2009年11月19日木曜日

客観的な学問ってあるのかしらーノンフィクションを読んで


いろんな頭の痛いことが続いたので、息抜きで『神々の捏造―イエスの弟をめぐる「世紀の事件」』(ニナ・バーリー、東京書籍)(原題は、『Unholy Business』)を読みました。訳者あとがきで、「こんなにおもしろいノンフィクションがあっていいのか!」とありますが、同感です。マグナダのマリアとかイエスの弟のヤコブについてのややこしい翻訳ものがたくさんありますが、それとはまったく異なります。

ヨセフーヤコブーイエスの名が刻まれた骨箱がイスラエルで発見され、それはイエスが実在したことを証明するものだということで、大変な話題になりカナダの博物館で展示されたそうです。

その他「ヨアシュ碑文」と象牙のザクロの実が、伝説のソロモン王が建造した「第一神殿」の実在を示す、史上初の物的証拠やとして、ヤコブの骨箱とほぼ同時期に発表されたそうです。それがなんだと言う方もいらっしゃるでしょうが、実は、それらの遺物は聖書の記述の正しさを証明するものとしてカトリックは勿論、アメリカの福音派から歓迎され(韓国もそうでしょうね)、またそれはイスラエルのナショナル・アイデンティティを鼓舞し、パレスチナ侵略を正当化するものとして、現代的・政治的に大きな意味をもっていたのです。

その遺物が世界中で大きな話題になり、その真贋をめぐる裁判闘争まで行われたのですが、イスラエルとパレスチナの紛争がありながら、そのような遺物の不法な発掘と販売には、民族・国境を越えたシンジゲートが作られており、世界中の博物館や大学、個人のコレクターにばらまかれているそうです。

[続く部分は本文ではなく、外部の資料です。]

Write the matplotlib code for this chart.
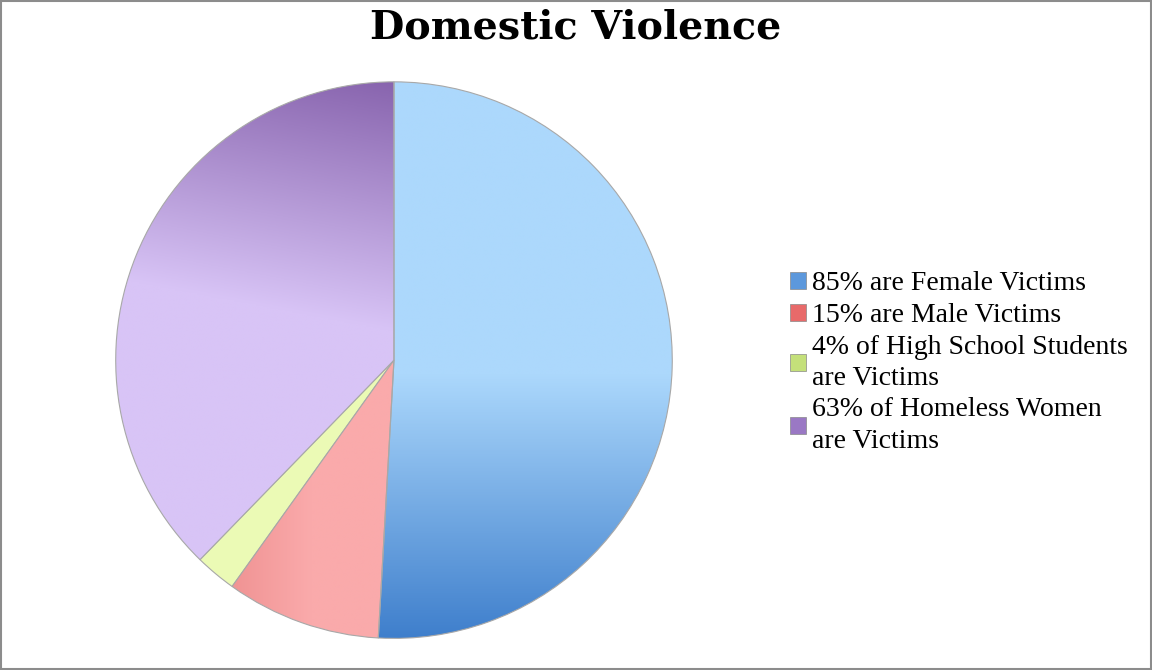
import numpy as np
import matplotlib.pyplot as plt
from matplotlib.colors import LinearSegmentedColormap
from matplotlib.patches import Rectangle

labels = ['85% are Female Victims', '15% are Male Victims',
          '4% of High School Students\nare Victims',
          '63% of Homeless Women\nare Victims']
values = [85, 15, 4, 63]
legend_colors = ['#5c98dc', '#e86a6a', '#c4e07a', '#9a78c4']

fig = plt.figure(figsize=(11.52, 6.70), dpi=100)
fig.patches.append(Rectangle((0.0005, 0.0008), 0.999, 0.998, transform=fig.transFigure,
                             fill=False, edgecolor='#8c8c8c', lw=1.5))

ax = fig.add_axes([0.098, 0.043, 0.488, 0.839])
wedges, _ = ax.pie(values, startangle=90, counterclock=False,
                   colors=['#acd8fc', '#f9a9aa', '#ebfab5', '#d8c4f6'],
                   wedgeprops=dict(edgecolor='#a8a8a8', linewidth=0.8))
ax.set_xlim(-1.01, 1.01)
ax.set_ylim(-1.01, 1.01)

# gradient fills, clipped to each wedge
xx, yy = np.meshgrid(np.linspace(-1, 1, 400), np.linspace(1, -1, 400))

def shade(wedge, t, c0, c1):
    cmap = LinearSegmentedColormap.from_list('g', [c0, c1])
    im = ax.imshow(np.clip(t, 0, 1), cmap=cmap, vmin=0, vmax=1,
                   extent=(-1, 1, -1, 1), zorder=wedge.get_zorder() + 0.1,
                   interpolation='bilinear')
    im.set_clip_path(wedge)
    wedge.set_facecolor('none')
    wedge.set_zorder(wedge.get_zorder() + 0.2)

shade(wedges[0], (-yy - 0.05) / 0.95, '#acd8fc', '#3f7fcc')
shade(wedges[1], (-0.3 - xx) / 0.35, '#faaaab', '#ee8e8e')
shade(wedges[3], (0.19 * xx + yy - 0.1) / 0.9, '#d8c4f6', '#8864ae')

fig.text(0.5, 0.942, 'Domestic Violence', fontsize=28.5, fontweight='bold',
         family='DejaVu Serif', ha='center', va='baseline')

handles = [Rectangle((0, 0), 1, 1, facecolor=c, edgecolor='#888888', lw=0.5)
           for c in legend_colors]
leg = fig.legend(handles, labels, loc='center left', bbox_to_anchor=(0.686, 0.459),
                 frameon=False, handlelength=0.55, handleheight=0.55, handletextpad=0.25,
                 labelspacing=0.24, borderpad=0, borderaxespad=0,
                 prop={'family': 'Liberation Serif', 'size': 20})
for t in leg.get_texts():
    t.set_linespacing(1.32)

fig.savefig('out.png', dpi=100)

それにしても、その真贋を決めるのは考古学や碑文学、古代の言語学等なのですが、それら研究家においても見解が異なり、そこに研究者の個人的な事情や、信仰理解がからまり、純粋な学問成果という客観的なものはないということがわかります。20世紀の最大の発見と言われている「死海文書」は一定の発掘分野からでたものではないのですが、そのようなものは基本的にはありえないということがよくわかりました。

日本の旧約聖書学者の第一人者であった関根正雄をして(『古代イスラエルの思想―旧約の予言者たち』(講談社学術文庫)、「霊」の働きとその信仰なくして聖書は理解できないというのであれば、聖書学や考古学も信仰とは別のものとしてありえないという結論になり、私は同意できません。私はどうしても人間の生き方、というものに執着します。